- _GIVEN INFORMATION_
+ + + + + + +

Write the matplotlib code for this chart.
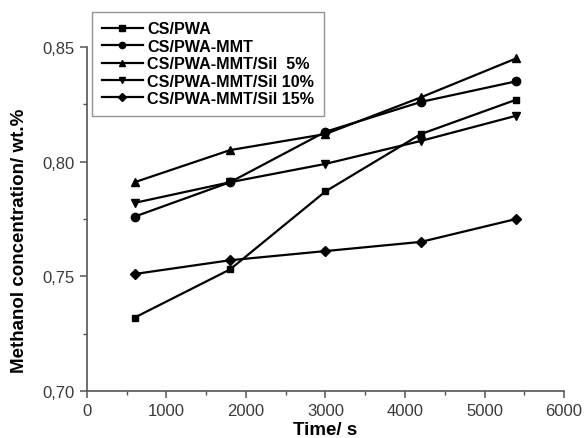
import matplotlib
matplotlib.use("Agg")
import matplotlib.pyplot as plt
from matplotlib.ticker import MultipleLocator, FuncFormatter

plt.rcParams['font.family'] = ['Liberation Sans', 'DejaVu Sans']

time_s = [600, 1800, 3000, 4200, 5400]
cs_pwa = [0.732, 0.753, 0.787, 0.812, 0.827]
cs_pwa_mmt = [0.776, 0.791, 0.813, 0.826, 0.835]
sil_5 = [0.791, 0.805, 0.812, 0.828, 0.845]
sil_10 = [0.782, 0.791, 0.799, 0.809, 0.820]
sil_15 = [0.751, 0.757, 0.761, 0.765, 0.775]

labels = ["CS/PWA", "CS/PWA-MMT", "CS/PWA-MMT/Sil  5%",
          "CS/PWA-MMT/Sil 10%", "CS/PWA-MMT/Sil 15%"]
series = [cs_pwa, cs_pwa_mmt, sil_5, sil_10, sil_15]
markers = ['s', 'o', '^', 'v', 'D']
msizes = [5, 6, 6, 6, 5.5]

fig = plt.figure(figsize=(5.87, 4.39), dpi=100)
ax = fig.add_axes([0.148, 0.107, 0.813, 0.784])

for y, lab, m, ms in zip(series, labels, markers, msizes):
    ax.plot(time_s, y, color='black', lw=1.6, marker=m, ms=ms, label=lab)

ax.set_xlim(0, 6000)
ax.set_ylim(0.70, 0.85)
ax.xaxis.set_major_locator(MultipleLocator(1000))
ax.xaxis.set_minor_locator(MultipleLocator(500))
ax.yaxis.set_major_locator(MultipleLocator(0.05))
ax.yaxis.set_minor_locator(MultipleLocator(0.025))
ax.yaxis.set_major_formatter(FuncFormatter(lambda v, p: f"{v:.2f}".replace('.', ',')))

for s in ['top', 'right']:
    ax.spines[s].set_visible(False)
for s in ['left', 'bottom']:
    ax.spines[s].set_color('#555555')
    ax.spines[s].set_linewidth(1.2)
ax.tick_params(which='major', direction='out', length=5, width=1.1, color='#555555',
               labelsize=12, labelcolor='#3a3a3a')
ax.tick_params(which='minor', direction='out', length=3, width=1.0, color='#555555')

ax.set_xlabel("Time/ s", fontsize=13.5, fontweight='bold', labelpad=2)
ax.set_ylabel("Methanol concentration/ wt.%", fontsize=13.5, fontweight='bold')
ax.yaxis.set_label_coords(-0.124, 0.44)

leg = ax.legend(loc='upper left', bbox_to_anchor=(0.0105, 1.102), borderaxespad=0,
                frameon=True, fancybox=False, edgecolor='#777777', handlelength=2.6,
                handletextpad=0.25, borderpad=0.6, labelspacing=0.15,
                prop={'weight': 'bold', 'size': 11.6})
leg.get_frame().set_linewidth(1.0)
for h in leg.legend_handles:
    h.set_markersize(4.5)

fig.savefig("out.png", dpi=100)
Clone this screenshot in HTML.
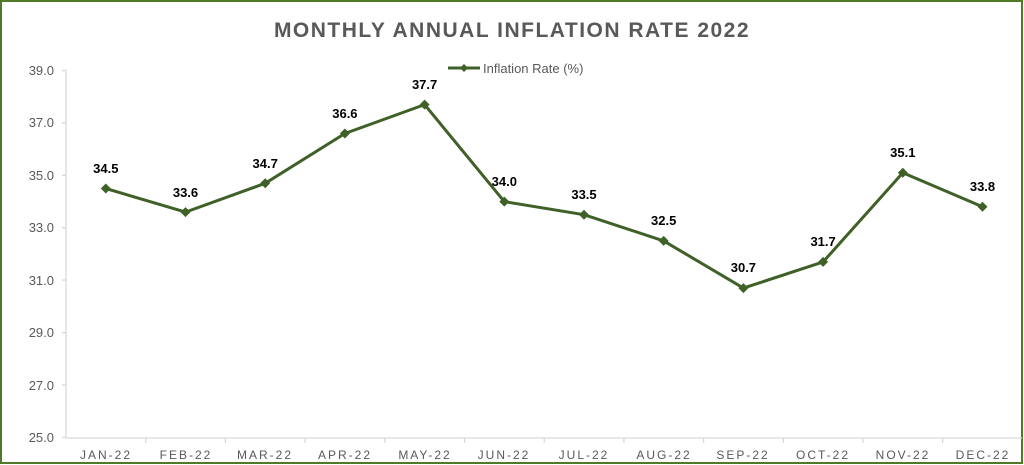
<!DOCTYPE html>
<html><head><meta charset="utf-8"><style>
html,body{margin:0;padding:0;background:#fff}
svg{display:block}
text{font-family:"Liberation Sans",sans-serif}
</style></head><body>
<svg width="1024" height="465" viewBox="0 0 1024 465" xmlns="http://www.w3.org/2000/svg">
<rect x="1" y="1" width="1021" height="462" fill="#fff" stroke="#4f7a28" stroke-width="2"/>
<text x="512" y="37" text-anchor="middle" font-size="21" font-weight="bold" fill="#595959" letter-spacing="1.5">MONTHLY ANNUAL INFLATION RATE 2022</text>
<g stroke="#d9d9d9" stroke-width="1.3">
<line x1="66" y1="70" x2="66" y2="438"/>
<line x1="66" y1="438" x2="1022" y2="438"/>
<line x1="62" y1="70.5" x2="66" y2="70.5"/><line x1="62" y1="122.9" x2="66" y2="122.9"/><line x1="62" y1="175.3" x2="66" y2="175.3"/><line x1="62" y1="227.7" x2="66" y2="227.7"/><line x1="62" y1="280.1" x2="66" y2="280.1"/><line x1="62" y1="332.6" x2="66" y2="332.6"/><line x1="62" y1="385" x2="66" y2="385"/><line x1="62" y1="437.5" x2="66" y2="437.5"/>
<line x1="145.7" y1="438" x2="145.7" y2="443"/><line x1="225.4" y1="438" x2="225.4" y2="443"/><line x1="305.1" y1="438" x2="305.1" y2="443"/><line x1="384.8" y1="438" x2="384.8" y2="443"/><line x1="464.5" y1="438" x2="464.5" y2="443"/><line x1="544.2" y1="438" x2="544.2" y2="443"/><line x1="623.9" y1="438" x2="623.9" y2="443"/><line x1="703.6" y1="438" x2="703.6" y2="443"/><line x1="783.3" y1="438" x2="783.3" y2="443"/><line x1="863" y1="438" x2="863" y2="443"/><line x1="942.7" y1="438" x2="942.7" y2="443"/>
</g>
<g font-size="13" fill="#595959" text-anchor="end">
<text x="54" y="75">39.0</text><text x="54" y="127">37.0</text><text x="54" y="180">35.0</text><text x="54" y="232">33.0</text><text x="54" y="285">31.0</text><text x="54" y="337">29.0</text><text x="54" y="390">27.0</text><text x="54" y="442">25.0</text>
</g>
<g font-size="12" fill="#595959" text-anchor="middle" letter-spacing="2">
<text x="106" y="459">JAN-22</text><text x="186" y="459">FEB-22</text><text x="265" y="459">MAR-22</text><text x="345" y="459">APR-22</text><text x="425" y="459">MAY-22</text><text x="504" y="459">JUN-22</text><text x="584" y="459">JUL-22</text><text x="664" y="459">AUG-22</text><text x="743" y="459">SEP-22</text><text x="823" y="459">OCT-22</text><text x="903" y="459">NOV-22</text><text x="983" y="459">DEC-22</text>
</g>
<line x1="448" y1="68" x2="480" y2="68" stroke="#3f6128" stroke-width="3"/>
<path d="M464 64 L468 68 L464 72 L460 68Z" fill="#3f6128"/>
<text x="483" y="73" font-size="13" fill="#595959">Inflation Rate (%)</text>
<polyline fill="none" stroke="#3f6128" stroke-width="3" stroke-linejoin="round" points="105.8,188.5 185.5,212.1 265.2,183.3 344.9,133.5 424.6,104.6 504.3,201.6 584,214.7 663.7,240.9 743.4,288.1 823.1,261.9 902.8,172.8 982.5,206.8"/>
<g fill="#3f6128">
<path d="M105.8 183.5l5 5-5 5-5-5z"/><path d="M185.5 207.1l5 5-5 5-5-5z"/><path d="M265.2 178.3l5 5-5 5-5-5z"/><path d="M344.9 128.5l5 5-5 5-5-5z"/><path d="M424.6 99.6l5 5-5 5-5-5z"/><path d="M504.3 196.6l5 5-5 5-5-5z"/><path d="M584 209.7l5 5-5 5-5-5z"/><path d="M663.7 235.9l5 5-5 5-5-5z"/><path d="M743.4 283.1l5 5-5 5-5-5z"/><path d="M823.1 256.9l5 5-5 5-5-5z"/><path d="M902.8 167.8l5 5-5 5-5-5z"/><path d="M982.5 201.8l5 5-5 5-5-5z"/>
</g>
<g font-size="13" font-weight="bold" fill="#000" text-anchor="middle">
<text x="105.8" y="173">34.5</text><text x="185.5" y="197">33.6</text><text x="265.2" y="168">34.7</text><text x="344.9" y="118">36.6</text><text x="424.6" y="89">37.7</text><text x="504.3" y="186">34.0</text><text x="584" y="199">33.5</text><text x="663.7" y="225">32.5</text><text x="743.4" y="272">30.7</text><text x="823.1" y="246">31.7</text><text x="902.8" y="157">35.1</text><text x="982.5" y="191">33.8</text>
</g>
</svg>
</body></html>
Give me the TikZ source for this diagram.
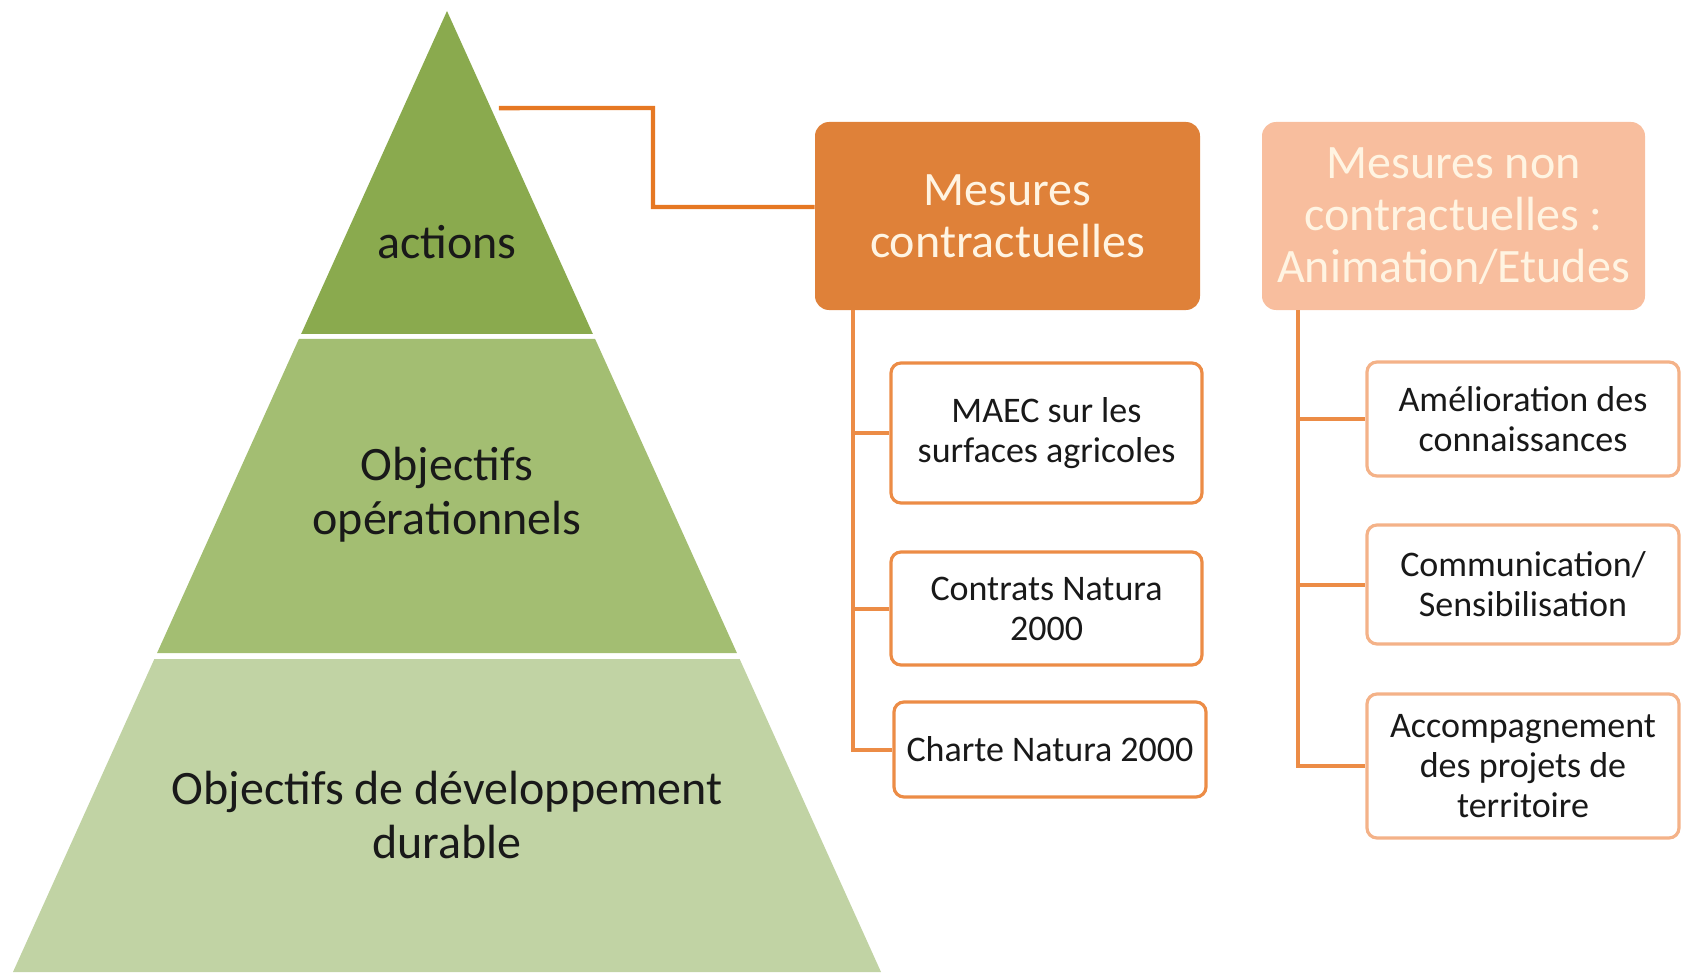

+ + + + + + +

- _TASK INSTRUCTIONS_
Repeat only the lines from the beginning of the material through the line containing "sil_15 = [0.751, 0.757, 0.761, 0.765, 0.775]", both ends kept, leaving pictures out.

- _ANSWER TO THE EXERCISE_
Write the matplotlib code for this chart.
import matplotlib
matplotlib.use("Agg")
import matplotlib.pyplot as plt
from matplotlib.ticker import MultipleLocator, FuncFormatter

plt.rcParams['font.family'] = ['Liberation Sans', 'DejaVu Sans']

time_s = [600, 1800, 3000, 4200, 5400]
cs_pwa = [0.732, 0.753, 0.787, 0.812, 0.827]
cs_pwa_mmt = [0.776, 0.791, 0.813, 0.826, 0.835]
sil_5 = [0.791, 0.805, 0.812, 0.828, 0.845]
sil_10 = [0.782, 0.791, 0.799, 0.809, 0.820]
sil_15 = [0.751, 0.757, 0.761, 0.765, 0.775]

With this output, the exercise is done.